En 2007, des requérants africains mettaient en cause un gendarme pour des vols. La partie civile dénonce la mise en veilleuse de la procédure.
Le Ministère public cherche-t-il à épargner un gendarme accusé de racket? Son attitude passive en «donne l'impression», affirme Me Jean-Pierre Garbade. Son client, A.C., un ex-requérant d'asile guinéen qui a été expulsé de Suisse, a porté plainte en février 2007 contre un sous-brigadier pour le vol de 150 francs et la falsification d'un reçu1. Quatre ans plus tard, l'avocat plaidait hier devant la Chambre pénale de recours pour demander une nouvelle fois l'inculpation de l'agent. Il réclame parallèlement la récusation du procureur en charge du dossier. Les décisions tomberont ultérieurement. Maître-chien aux «excellents états de service», selon son défenseur Me Olivier Jornot, le fonctionnaire a toujours nié la moindre malveillance. Il a tout de même été inculpé dans une procédure jumelle, en juin 2010, de faux dans les titres. Il a avoué avoir signé une déclaration et une autorisation de visite domiciliaire à la place d'un prévenu, selon lui par gain de temps. Ce délit a été découvert quand plusieurs autres ex-requérants l'ont également mis en cause pour des faits survenus entre 2005 et 2007. Les histoires se ressemblent, les victimes alléguées aussi: Africains, recalés de l'asile, connus des services pour du deal de rue.
Baptisé «Money Natel»
Lors de ses missions, le sous-brigadier les a interpellés à plusieurs reprises en ville ou au foyer du Lagnon, à Bernex, où certains résidaient. A tel point que les dénonciateurs l'avaient surnommé «Money Natel». Pour les sommes dont ils prétendent avoir été dépouillés (jusqu'à plusieurs centaines de francs), ainsi que les nombreux téléphones mobiles qui auraient disparu lors des contrôles. Dans certains cas, de petites quantités de cannabis et de boulettes de cocaïne auraient été dérobées.
Des accusations «invraisemblables», d'autant plus à la lumière des antécédents de leurs auteurs, soutient Me Jornot. L'avocat considère qu'un seul et unique reproche peut être adressé au gendarme: des saisies d'argent en prévision d'une contravention à recevoir. Cette pratique était illégale mais a longtemps été utilisée à Genève, notamment avec les mendiants roms, avant qu'un avis de droit conduise les autorités à y mettre fin. Me Jornot en a conclu au rejet de la requête de la partie civile. «Le procureur classera ensuite cette plainte, cela paraît évident.»
La hiérarchie policière, elle, n'avait pas pris à la légère les dires des Africains. En août 2007 déjà, à l'issue d'une longue enquête – avec écoutes téléphoniques –, les commissaires de la police genevoise ont transmis leurs conclusions à la justice.

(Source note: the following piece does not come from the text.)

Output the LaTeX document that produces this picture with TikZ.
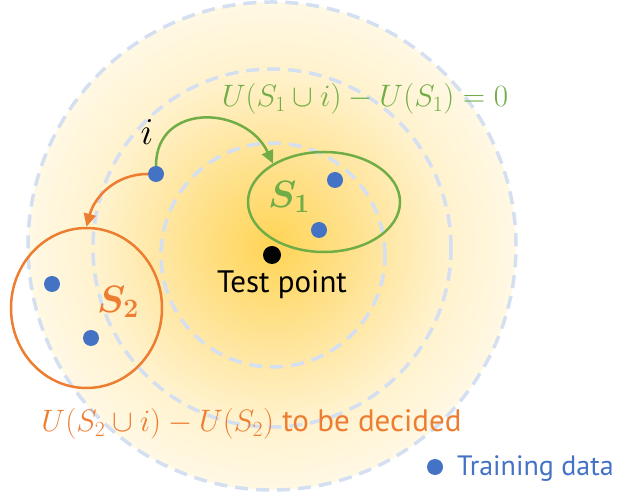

La lecture de ce rapport est édifiante: le document établit une liste conséquente d'irrégularités et de lacunes à charge du sous-brigadier. Des saisies non inventoriées, des quittances fantaisistes, des documents introuvables, des incohérences entre les différents types de formulaires remplis, ou encore des falsifications présumées et avérées.
Relancer l'instruction
Cette gestion approximative du travail administratif accrédite indéniablement une partie des dires de A.C. et des autres requérants. «Les soupçons sont suffisants. Il serait scandaleux de fermer les yeux et d'empêcher un débat judiciaire», s'est élevé Me Garbade. Pour lui, le magistrat instructeur – Michel-Alexandre Graber – aurait dû réentendre «tout le monde» après avoir reçu l'enquête de police: «Les commissaires le suggéraient eux-mêmes.»
Interrogé en marge de l'audience, l'avocat de la partie civile pointe le système genevois, qui ne prévoit pas de procureur spécial pour les affaires impliquant des membres forces de l'ordre. «Quand un magistrat travaille quotidiennement avec la police, il n'est pas facile de traiter ensuite les plaintes qui la visent», ajoute Me Garbade.
Olivier Chavaz dans le Courrier
Note : 1Le Courrier du 9 avril 2008.
1 commentaire:
Je felicite le courage de cet avocat et tous les avocats qui defedent les requerants contre la police Suisse doivent aller jusqu'au bout et ne doivent pas baisser les bras.
Il ya des avocats qui pretendent defendre les requerants d'asile sans voir le bout du tunnel ils les lachent.
Meme si on est requerant d'asile debouté, dans un pays de droit les lois sont les memes pour tous. Nul n'est au dessus de la loi.